Today millions of children across the world won’t be getting that Friday feeling; they’ll be forced to work.
It’s a day to raise awareness about children of all ages who are forced to work. Around the world there are around 168 million children having to work, according to charity Unicef.
Child labour is defined as the employment of children which is unfair, illegal or exploitative. Child labour is dangerous as it can mentally and physically damage the children working.
It’s estimated more than half of child workers are employed in farming and agriculture.
Think back to when you were six or seven. Would you rather have been playing out in the garden or lifting bricks nearly as heavy as yourself?
Children around the world are sent out to work by their parents. For many families across the world it’s not that they would choose to send their children out to work. Extreme poverty means they just don’t have a choice.
Not going to school might seem like the dream. But if children are sent out to work instead they are denied an education and this has an impact on their future prospects. Reports by the International Labour Organisation have shown that children forced into child labour have a greater chance of working in low paid or unpaid positions in the future. Or in Monopoly terms: Do not pass go; do not collect £200.
Not in every case; but many children do work in conditions that aren’t that much better than slavery.
However, child slavery is also a big problem. According to the International Labour Organisation, 8.4 million children worldwide are working in slavery. This includes working as prostitutes, drug runners and as child soldiers in war zones. Not nice stuff.

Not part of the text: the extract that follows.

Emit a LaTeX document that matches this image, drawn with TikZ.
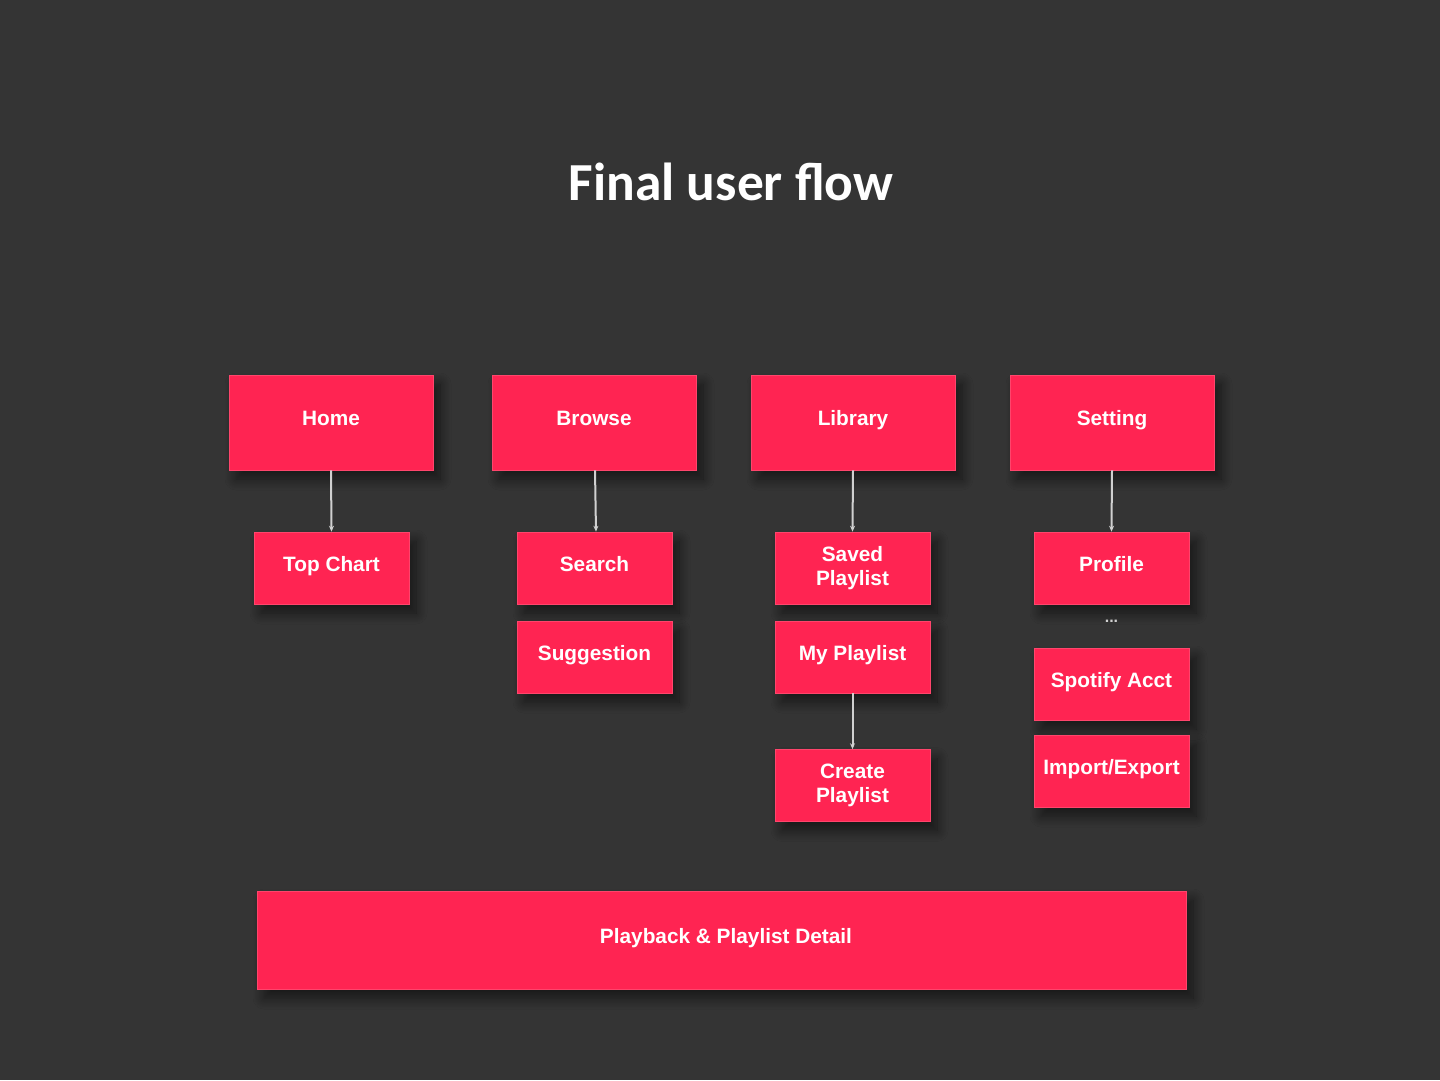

Many children are trafficked far away from their homes and families to work. Children in these situations often have no contact with loved ones and no way to get home.
This isn’t just happening far away on the other side of the world. A report quoted by the Guardian states that 12 million children in child labour are working in developed countries.
As far as slavery is concerned; it’s now illegal in every country. Despite this, people are still working in slave conditions on every continent in the world, according to Anti-Slavery International.
This includes people given no choice but to work. They are often threatened. People are sold off and treated as goods, and some are kept in captivity. It’s been estimated there are around four thousand slaves in the UK. It’s unknown how many of these are children, but it’s a problem which needs addressing.
Raising awareness is the first step. The number of children in child labour has dropped since 2000 by 1/3rd but there is still a long way to go. There are many groups and organisations which provide information about Child Labour. Unicef and Anti-Slavery International, to name just two, are campaigning to end Child Labour. They are also a good source for tips on how to fundraise.
In 2015 the UK government passed the Modern Slavery Bill. This increased the punishment for human trafficking from 14 years in prison to life imprisonment. It also created a defence so those forced to commit crimes will not be punished for them. From now on the criminals may have to do the dirty work themselves.
People are using the #childlabour to show their support for this cause. So, what are you waiting for? Get out there and do some good!